Our results suggest four key implications. First, organizations should monitor ransomware trends to guide proactive risk management. For example, anticipating months with higher attack likelihood can improve preparedness. Healthcare and public health organizations, in particular, should strengthen security protocols, tools, and training to counter the upward trend. Second, our models can help to prioritize security investments and allocate resources efficiently. Third, because we used publicly available data, practitioners can replicate the models and monitor attack patterns over time. Fourth, the findings can inform policymakers in developing sector-specific regulations and guidelines to protect critical infrastructure.
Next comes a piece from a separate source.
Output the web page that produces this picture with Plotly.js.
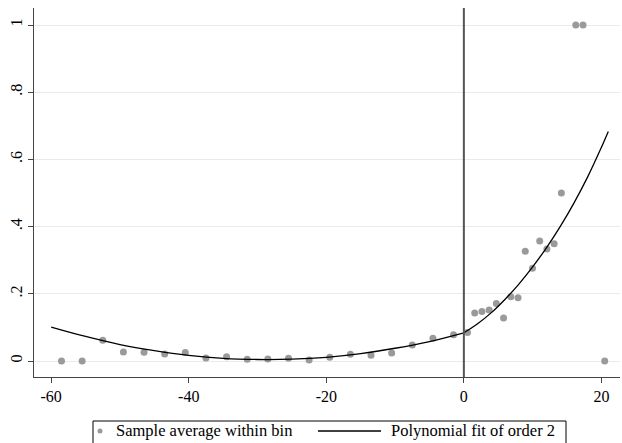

Limitations and Future Research
We acknowledge several limitations in this study which provide ample opportunities for further research. Firstly, the data collected were restricted to the CIRA database, which contains only publicly reported ransomware attacks. Therefore, the generalizability of the findings could be limited given the voluntary nature of reporting ransomware threats. Future studies may benefit from the upcoming changes to the Cybersecurity and Infrastructure Security Agency’s (CISA’s) reporting requirements, which mandate certain sectors and organizations to report ransomware incidents [
52]. Additionally, future work may benefit from obtaining incident data from private cybersecurity companies and threat intelligence firms that offer subscription-based services. Secondly, our analysis was limited to a single independent variable, namely the monthly number of ransomware attacks, without considering other factors that may affect the predicative accuracy of the models. This is a limitation of ARIMA and exponential smoothing methods. Future research could benefit from using causal models or Autoregressive Integrated Moving Average with Exogenous Inputs (ARIMAX), which extends the traditional ARIMA model by incorporating multiple independent variables. Inputs variables that measure economic factors such as unemployment rate or variables that consider geopolitical factors such as sanctions or political tensions might help in predicting the number of ransomware attacks more accurately. Thirdly, the subanalyses were limited to the top five sectors with the highest number of ransomware attacks. While the dataset included other important sectors, they were excluded due to the low number of observations. As the CIRA database is continuously being updated, we anticipate that future research could examine additional sectors when more data becomes available.
Building on the findings of this study, subsequent research could explore whether external factors such as geopolitical events, economic factors, or industry-specific threats could increase the predictive accuracy of the forecasting models. Furthermore, prospective research can perhaps focus on building predictive model for specific ransomware types (e.g., Ransomware-as-a-Service (RaaS), ransomware families, or ransomware attack techniques (e.g., double extortion). Finally, subsequent studies could explore the use of hybrid models that combine traditional time-series methods with artificial intelligence techniques, such as deep learning, to improve the accuracy of ransomware attack predictions.